Years ago, I was speaking with a former neighbor of mine who was a high functioning autistic young man. We’ll call him Danny. We were both about to begin mowing our respective lawns, he with a push mower and me with my riding mower. Danny asked if his yard could be mowed with a riding mower.
We live at the foot of a mountain, so both our yards are sloped, in some areas almost unwalkable. I explained that due to the steep slope in his yard, it wouldn’t be safe to use the riding mower (there was some truth to that, but I have to admit I was being lazy and hoping he wasn’t going to ask me for a favor – I feared that’s where he was heading with the conversation). Danny then pointed to an especially steep part of my yard and asked if I was able to mow that. I said, “No, I’ll have to come back later and hit that with the trimmer.”

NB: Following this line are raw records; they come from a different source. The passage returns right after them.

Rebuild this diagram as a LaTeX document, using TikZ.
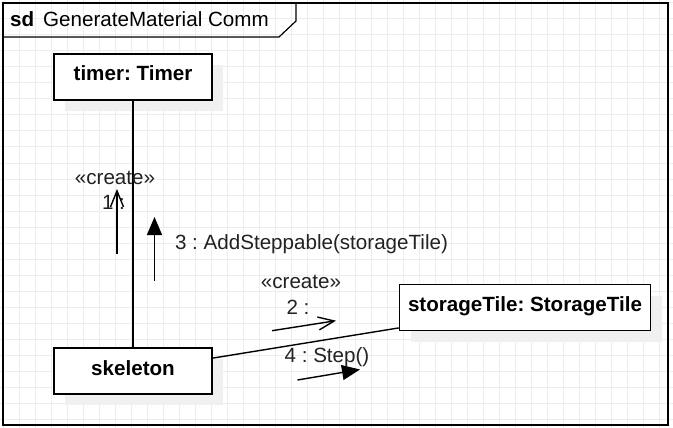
\documentclass[tikz,border=0pt]{standalone}
\usepackage{fontspec}
\setmainfont{Liberation Sans}
\usepackage{xcolor}
\usepackage{tikz}
\usetikzlibrary{arrows.meta,shadows}

\definecolor{gridgray}{HTML}{EDEDED}
\definecolor{labelgray}{HTML}{222222}
\frenchspacing

\begin{document}
\begin{tikzpicture}[x=1pt, y=-1pt, font=\fontsize{20.6}{24}\selectfont,
  obj/.style={draw=black, line width=1.5pt, fill=white, minimum height=46pt, font=\fontsize{20.6}{24}\selectfont\bfseries, text height=14pt, text depth=6pt, general shadow={fill=black!6, shadow xshift=11pt, shadow yshift=-11pt}},
  msglabel/.style={anchor=base, inner sep=0pt, text=labelgray},
  openmsg/.style={line width=1.4pt, -{Straight Barb[length=16pt, width=13pt, line width=1.4pt]}},
  callmsg/.style={line width=1.4pt, -{Triangle[length=18pt, width=15pt]}}]

\useasboundingbox (0,0) rectangle (673,428);
\fill[white] (0,0) rectangle (673,428);
\foreach \k in {0,...,41} \draw[gridgray, line width=1pt] (3+16*\k,0) -- (3+16*\k,428);
\foreach \k in {0,...,26} \draw[gridgray, line width=1pt] (0,3+16*\k) -- (673,3+16*\k);

\draw[line width=1.4pt] (3,3) rectangle (668,425);
\draw[line width=1.2pt] (3,37) -- (279,37) -- (296,21) -- (296,3);
\node[anchor=base west, inner sep=0pt] (sdkey) at (10,26.7) {\textbf{sd}};
\node[anchor=base west, inner sep=0pt] (sdname) at (43,26.7) {GenerateMaterial Comm};

\node[obj, minimum width=158pt] (timer) at (133, 77) {timer: Timer};
\node[obj, minimum width=158pt] (skeleton) at (133, 371) {skeleton};
\node[obj, minimum width=251pt] (storage) at (525, 307.5) {storageTile: StorageTile};

\draw[line width=1.4pt] (timer) -- (skeleton);
\draw[line width=1.4pt] (skeleton) -- (storage);

\coordinate (m1from) at (117, 254);
\coordinate (m1to) at (117, 189);
\coordinate (m2from) at (272, 330.7);
\coordinate (m2to) at (336, 320.7);
\coordinate (m3from) at (154.5, 281);
\coordinate (m3to) at (154.5, 217);
\coordinate (m4from) at (297.5, 380);
\coordinate (m4to) at (360, 369.5);

\draw[openmsg] (m1from) -- (m1to);
\draw[openmsg] (m2from) -- (m2to);
\draw[callmsg] (m3from) -- (m3to);
\draw[callmsg] (m4from) -- (m4to);

\node[msglabel] (create1) at (115, 185) {«create»};
\node[msglabel] (num1) at (113.5, 209) {1 :};
\node[msglabel] (create2) at (301, 288.3) {«create»};
\node[msglabel] (num2) at (298, 314) {2 :};
\node[msglabel] (call3) at (311.5, 249) {3 : AddSteppable(storageTile)};
\node[msglabel] (call4) at (327, 362.7) {4 : Step()};

\end{tikzpicture}
\end{document}
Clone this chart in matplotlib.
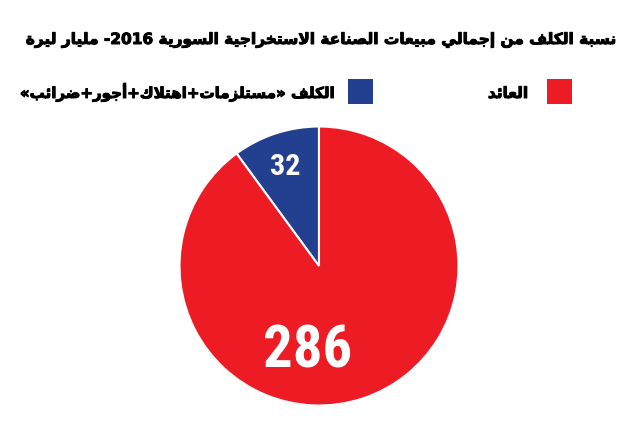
import matplotlib
matplotlib.use("Agg")
import matplotlib.pyplot as plt
from matplotlib import font_manager
from matplotlib.textpath import TextPath
import matplotlib.patheffects as pe
import numpy as np

# ---------------- data ----------------
TITLE = "نسبة الكلف من إجمالي مبيعات الصناعة الاستخراجية السورية 2016- مليار ليرة"
CATEGORIES = ["الكلف «مستلزمات+اهتلاك+أجور+ضرائب»", "العائد"]
VALUES = [32, 286]
COLORS = ["#233F8F", "#ED1C24"]

# ---------------- minimal Arabic shaping ----------------
FORMS = {
    'ا': (0xFE8D, 0xFE8E, None, None), 'أ': (0xFE83, 0xFE84, None, None),
    'إ': (0xFE87, 0xFE88, None, None), 'ة': (0xFE93, 0xFE94, None, None),
    'د': (0xFEA9, 0xFEAA, None, None), 'ر': (0xFEAD, 0xFEAE, None, None),
    'ز': (0xFEAF, 0xFEB0, None, None), 'و': (0xFEED, 0xFEEE, None, None),
    'ب': (0xFE8F, 0xFE90, 0xFE91, 0xFE92), 'ت': (0xFE95, 0xFE96, 0xFE97, 0xFE98),
    'ج': (0xFE9D, 0xFE9E, 0xFE9F, 0xFEA0), 'خ': (0xFEA5, 0xFEA6, 0xFEA7, 0xFEA8),
    'س': (0xFEB1, 0xFEB2, 0xFEB3, 0xFEB4), 'ص': (0xFEB9, 0xFEBA, 0xFEBB, 0xFEBC),
    'ض': (0xFEBD, 0xFEBE, 0xFEBF, 0xFEC0), 'ع': (0xFEC9, 0xFECA, 0xFECB, 0xFECC),
    'ف': (0xFED1, 0xFED2, 0xFED3, 0xFED4), 'ك': (0xFED9, 0xFEDA, 0xFEDB, 0xFEDC),
    'ل': (0xFEDD, 0xFEDE, 0xFEDF, 0xFEE0), 'م': (0xFEE1, 0xFEE2, 0xFEE3, 0xFEE4),
    'ن': (0xFEE5, 0xFEE6, 0xFEE7, 0xFEE8), 'ه': (0xFEE9, 0xFEEA, 0xFEEB, 0xFEEC),
    'ي': (0xFEF1, 0xFEF2, 0xFEF3, 0xFEF4), 'ئ': (0xFE89, 0xFE8A, 0xFE8B, 0xFE8C),
}
LAMALEF = {'ا': (0xFEFB, 0xFEFC), 'أ': (0xFEF7, 0xFEF8), 'إ': (0xFEF9, 0xFEFA)}
MIRROR = {'«': '»', '»': '«', '(': ')', ')': '('}


def dual(c):
    return c in FORMS and FORMS[c][2] is not None


def shape(text):
    out = []
    i = 0
    n = len(text)
    while i < n:
        c = text[i]
        if c not in FORMS:
            out.append(c)
            i += 1
            continue
        prev_join = i > 0 and dual(text[i - 1])
        if c == 'ل' and i + 1 < n and text[i + 1] in LAMALEF:
            iso, fin = LAMALEF[text[i + 1]]
            out.append(chr(fin if prev_join else iso))
            i += 2
            continue
        nxt_join = dual(c) and i + 1 < n and text[i + 1] in FORMS
        iso, fin, ini, med = FORMS[c]
        if prev_join and nxt_join:
            g = med
        elif prev_join:
            g = fin
        elif nxt_join:
            g = ini
        else:
            g = iso
        out.append(chr(g))
        i += 1
    rev = [MIRROR.get(ch, ch) for ch in reversed(out)]
    s = "".join(rev)
    res, run = [], []
    for ch in s:
        if ch.isdigit():
            run.append(ch)
        else:
            if run:
                res.append("".join(reversed(run)))
                run = []
            res.append(ch)
    if run:
        res.append("".join(reversed(run)))
    return "".join(res)


def first_font(names):
    for nm in names:
        try:
            font_manager.findfont(font_manager.FontProperties(family=nm, weight="bold"),
                                  fallback_to_default=False)
            return nm
        except Exception:
            continue
    return "Roboto"


# ---------------- figure ----------------
W, H, DPI = 631, 426, 100
fig = plt.figure(figsize=(W / DPI, H / DPI), dpi=DPI)
fig.patch.set_facecolor("white")

def px(x, y):
    return x / W, 1 - y / H

renderer = fig.canvas.get_renderer()
EMB = [pe.withStroke(linewidth=0.7, foreground="black")]

def fit_text(x_right, y_base, s, target_w, size0, **kw):
    t = fig.text(*px(x_right, y_base), s, ha="right", va="baseline",
                 fontsize=size0, path_effects=EMB, **kw)
    w = t.get_window_extent(renderer).width
    t.set_fontsize(size0 * target_w / w)
    return t

ARAB_FONT = dict(family=["DejaVu Sans"], fontweight="bold", color="black")

# title
fit_text(618, 44, shape(TITLE), 594, 14, **ARAB_FONT)

# legend
sq_w, sq_h = 25, 25
legend_sq_left = [348, 547]
legend_text_right = [333, 528]
legend_text_w = [314, 40]
for k in range(len(CATEGORIES)):
    rect = plt.Rectangle(px(legend_sq_left[k], 104), sq_w / W, sq_h / H,
                         transform=fig.transFigure, facecolor=COLORS[k],
                         edgecolor="none")
    fig.add_artist(rect)
    fit_text(legend_text_right[k], 98, shape(CATEGORIES[k]),
             legend_text_w[k], 11, **ARAB_FONT)

# pie
cx, cy, R = 319, 266, 140
ax = fig.add_axes([(cx - R) / W, (H - cy - R) / H, 2 * R / W, 2 * R / H])
wedges, _ = ax.pie(VALUES, colors=COLORS, startangle=90, counterclock=True,
                   radius=139.5 / 140,
                   wedgeprops=dict(edgecolor="white", linewidth=1.5))
ax.set_xlim(-1, 1)
ax.set_ylim(-1, 1)
ax.set_aspect("equal")
ax.axis("off")

narrow = first_font(["Liberation Sans Narrow", "Roboto Condensed",
                     "Open Sans Condensed"])
num_prop = font_manager.FontProperties(family=[narrow, "DejaVu Sans"], weight="bold")

label_ink_h = [22, 43]      # digit height in pixels
label_r = [0.77, 0.57]
label_dtheta = [0, -26]
for k, w in enumerate(wedges):
    s = str(VALUES[k])
    ink = TextPath((0, 0), s, prop=num_prop, size=100).get_extents().height
    size_pt = 100 * label_ink_h[k] / ink * 72 / DPI
    mid = np.deg2rad((w.theta1 + w.theta2) / 2 + label_dtheta[k])
    x = label_r[k] * np.cos(mid)
    y = label_r[k] * np.sin(mid)
    ax.text(x, y, s, ha="center", va="center_baseline",
            color="white", fontsize=size_pt, fontproperties=num_prop)
    ax.texts[-1].set_fontsize(size_pt)

fig.savefig("out.png", dpi=DPI, facecolor="white")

We then commenced our work and both finished about the same time. As I headed to the steep part of my yard with the trimmer, I noticed it had already been cut. I turned to Danny, who was still in his yard, and curiously asked, “Did you cut this?”
He shrugged his shoulders and replied nonchalantly, “You said you can’t cut steep areas with your mower. I can, so I cut it.” To him, it was the most logical and rational thing to do. I thanked him, but could tell he did not think anything of it, while my own conscience was stinging me for my laziness.
In his story The Wise Woman, George MacDonald taught that pride often comes from a lack of practicing virtue. When we finally start doing good works, we pat ourselves on the back and think quite highly of ourselves. MacDonald writes,
She had been doing her duty, and had in consequence begun again to think herself Somebody. However strange it may well seem, to do one’s duty will make any one conceited who only does it sometimes.
Those who do it always would as soon think of being conceited of eating their dinner as of doing their duty. What honest boy would pride himself on not picking pockets? A thief who was trying to reform would. To be conceited of doing one’s duty is then a sign of how little one does it, and how little one sees what a contemptible thing it is not to do it…Until our duty becomes to us common as breathing, we are poor creatures.
When Danny mowed my patch of steep yard, I was quite touched. It seemed significant to me. But for him, it was as common a thing to do as breathing. Looking out for his neighbor was just something that he naturally did without congratulating himself. It reminds me of the parable Jesus spoke:
And which of you, having a servant plowing or tending sheep, will say to him when he has come in from the field, ‘Come at once and sit down to eat’? But will he not rather say to him, ‘Prepare something for my supper, and gird yourself and serve me till I have eaten and drunk, and afterward you will eat and drink’? Does he thank that servant because he did the things that were commanded him? I think not.
So likewise you, when you have done all those things which you are commanded, say, ‘We are unprofitable servants. We have done what was our duty to do.’ [Luke 17:7-10]
Nice story but i don’t understand why did you focused on mental illness of the neighbor, mentioning it several times? what difference would it make if it was a black neighbor or an atheist neighbor? Was it not enough to say “my neighbor Danny”?
Yelena, my experience is that those who are autistic are usually more childlike in their thinking: that is, they don’t do things with hidden motives like many adults consciously and unconsciously do. I thought that by mentioning this fact, the reader would be able to better understand and appreciate that Danny simply did what made sense to him and was not acting with the hope of getting any future favors. There was no pretense of humility with him; both the kindness and the humility were completely genuine, which is honestly rare in “normal” adults. To me, it makes the story more believable.
I don’t think of autism as a mental illness. It is a difference in processing and expression, closer to a difference in learning or thought, and falls on a spectrum. I don’t see an issue with mentioning the young man had autism. It was relevant to the story because it had meaning to mention it in context.
The difference in Danny through his way of thinking with autism was a positive gift he had. I think it was positive for Jeremy to point this out. It wasn’t negative, and it was part of the purity of Danny’s heart in helping. I have worked in the past as part of a job with helping young men and boys with autism and other spectrum conditions, and my uncle had special needs (not autism) and was not driven by the same way the culture ticks about ego. He wouldn’t have understood an adult ego, and I wouldn’t want his condition unacknowledged as part of that. It explains more of who he was in a well rounded way. Jeremy knew Danny personally to say.
Mental illness doesn’t have to have a negative connotation either, no more than one would be negative about a person who was diabetic and needed insulin. Really, it should be looked at with equal compassion and understanding, though society still stigmatizes someone with mental illness, but would not do so to someone who was diabetic or had other medical issues. If atheism or race had a context that fit the story, i think it would be fine to mention the beliefs or race of the neighbor.
The context has a lot to do with the appropriateness.